Exhibitor Registration - Opening Soon
Meet and interact with some of the most involved and dedicated Social Studies teachers in the state! We are in a new location this fall, providing you the opportunity to connect with new attendees in the core of Puget Sound. Your registration will provide you with a table and green tablecloth for your use during the day, one participant lunch, WiFi access, and a Social Media post to reach out to our full membership.
We'll provide you an exhibitor table and tablecloth, break time in the schedule for attendees to visit you, a shout out and link to your group from our social media platform, and a lunch for your exhibitor. Reserve a four foot table for just $125, or a full eight foot table for $200.

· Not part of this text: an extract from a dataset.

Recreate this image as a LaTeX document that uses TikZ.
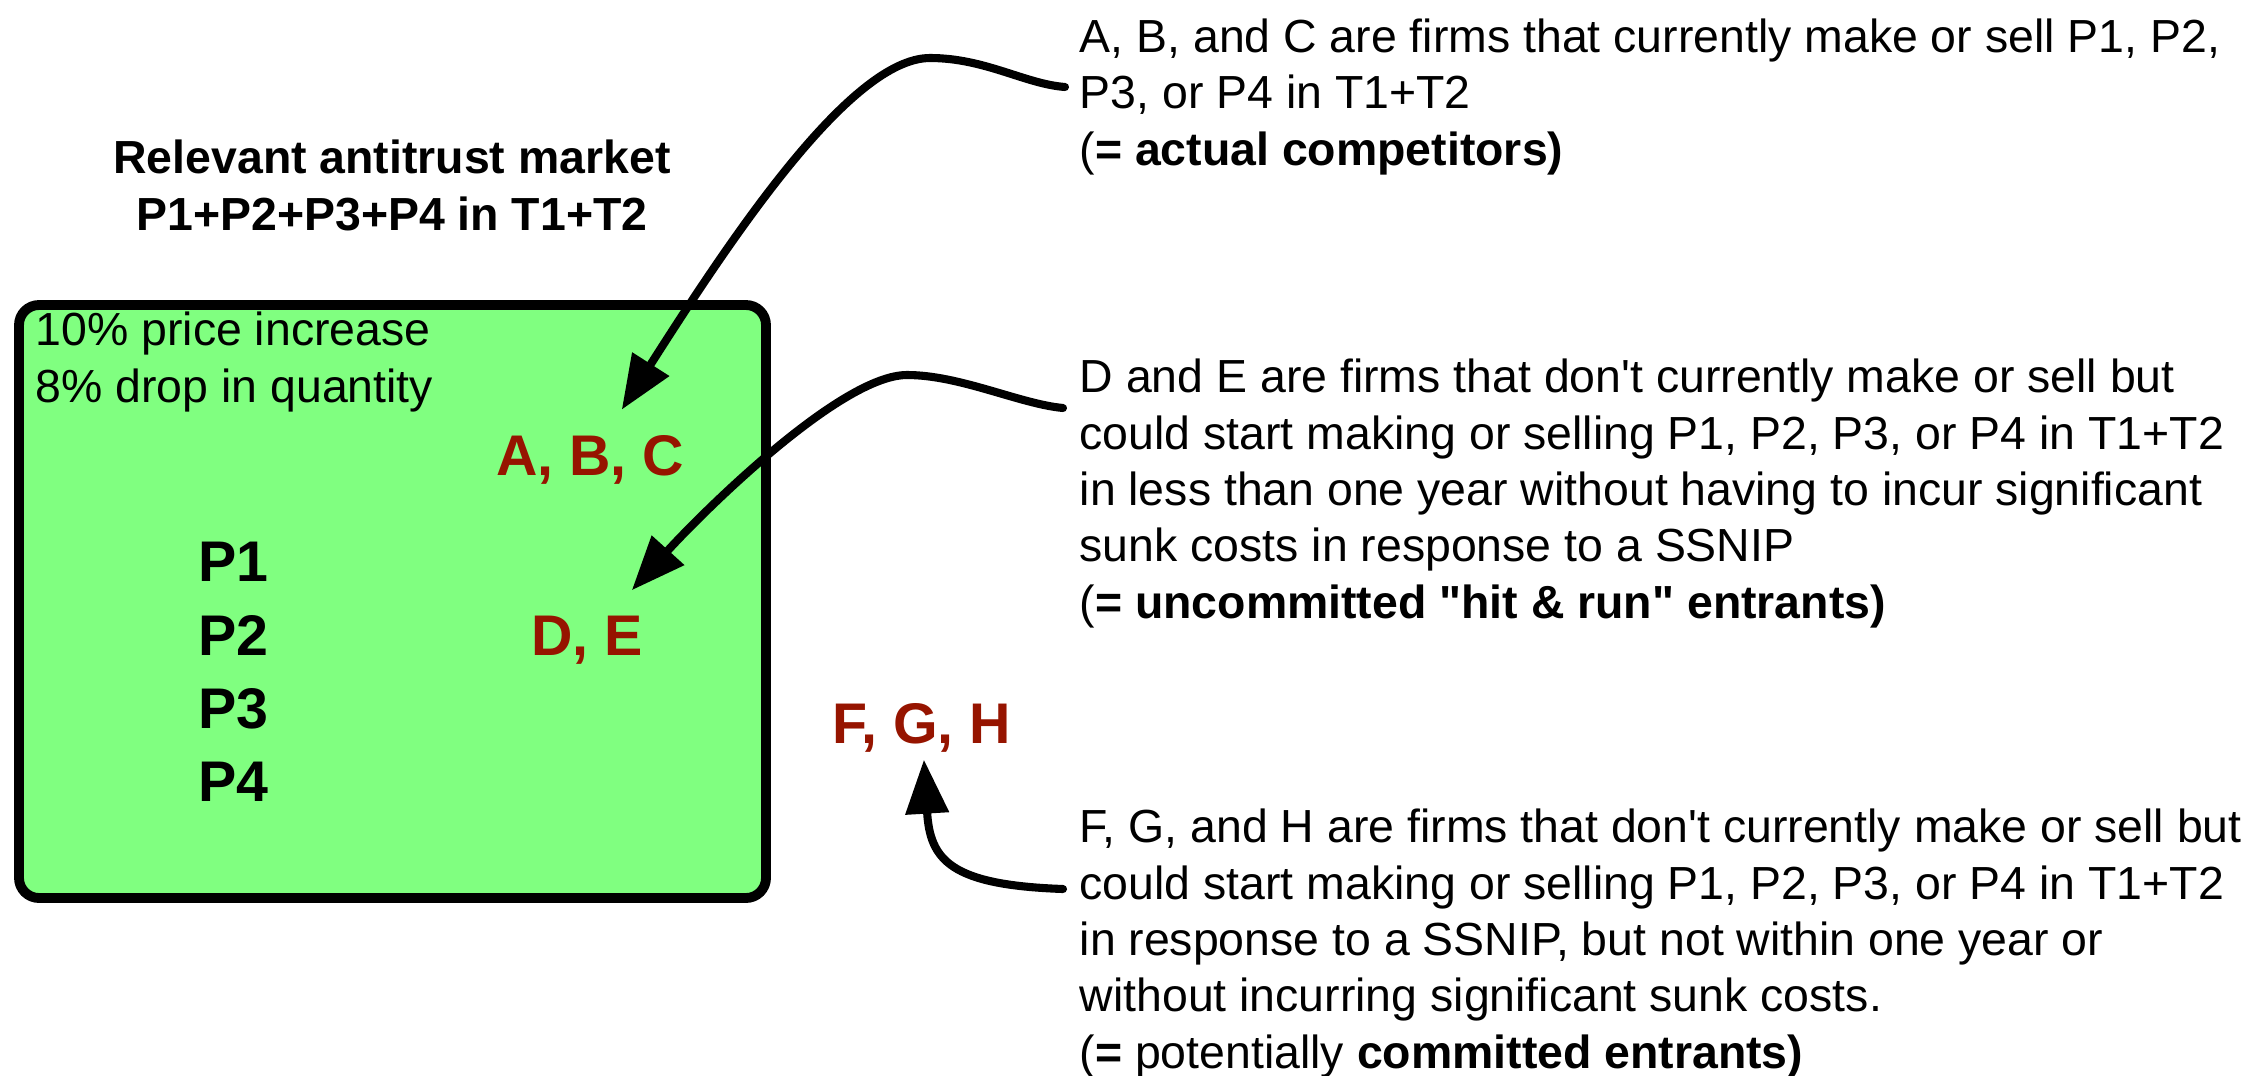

If you can't make it to the conference, consider having your flyer stuffed in the program folders for $40 or build name recognition by sponsoring the morning coffee and bagels for $200!
If you are exhibiting at the conference, feel free to begin setting up your table at 7AM (One hour before the conference starts). Please be sure to pack your own extension cords if you require power.
Please direct all questions about exhibitor registration to Jennifer Ligot at firstname.lastname@example.org
The 2018 Program and Session Documents - Archived
Tricks to improve inquiry writing, sessions on the new Washington State Social Studies Standards, the new Civics course for WA students, service learning at the elementary and middle level, sessions on History Day, and U.S. foreign policy regarding Iran. There is something for every social studies teacher at the 2018 Fall Conference! Keep up with our rapidly changing field of study and register now for the 2018 WSCSS Fall Conference. Also, check back after the conference to download documents from the sessions you attend.
2018 Keynote Speaker: UW Professor Joy Williamson-Lott!
The morning will start with our 2018 keynote: Joy Williamson-Lott. A professor at the College of Education at the University of Washington, Dr. Williamson-Lott’s work has focused on “education as a moral endeavor, the shifting definition of 'proper education' and 'liberation' for different social groups, and the educational histories of people of color.” Williamson-Lott's primary research agenda examines the reciprocal relationship between social movements--particularly those of the middle twentieth century--and institutions of higher education.
Her most recently published book, Jim Crow Campus: Higher Education and the Struggle for a New Southern Social Order (2018), examines threats to academic freedom and First Amendment protections in black and white, public and private institutions across the South against the backdrop of the black freedom struggle and anti-Vietnam War movement.
Start your day with a thought-provoking look at how history can guide the future of education. Many people cling to the ideal of “the school” as the great equalizer, a place where Americans are made and equal opportunity is realized. Meritocracy, where kids excel or fail based on brains and drive alone, is alive and well. Yes, these people argue, there are some kids that aren’t thriving in school, but it’s their fault—they, their families, or their culture don’t value education, or maybe they simply don’t have enough grit.
This understanding is not only inaccurate but dangerous. The school has been and continues to be an agent in oppression. Throughout history, each time communities of color have made progress toward equal educational opportunity, a major societal push-back has caused the losses of gains that appeared won and a continuing struggle to regain lost ground and move ahead. How can we make real progress? History has some answers.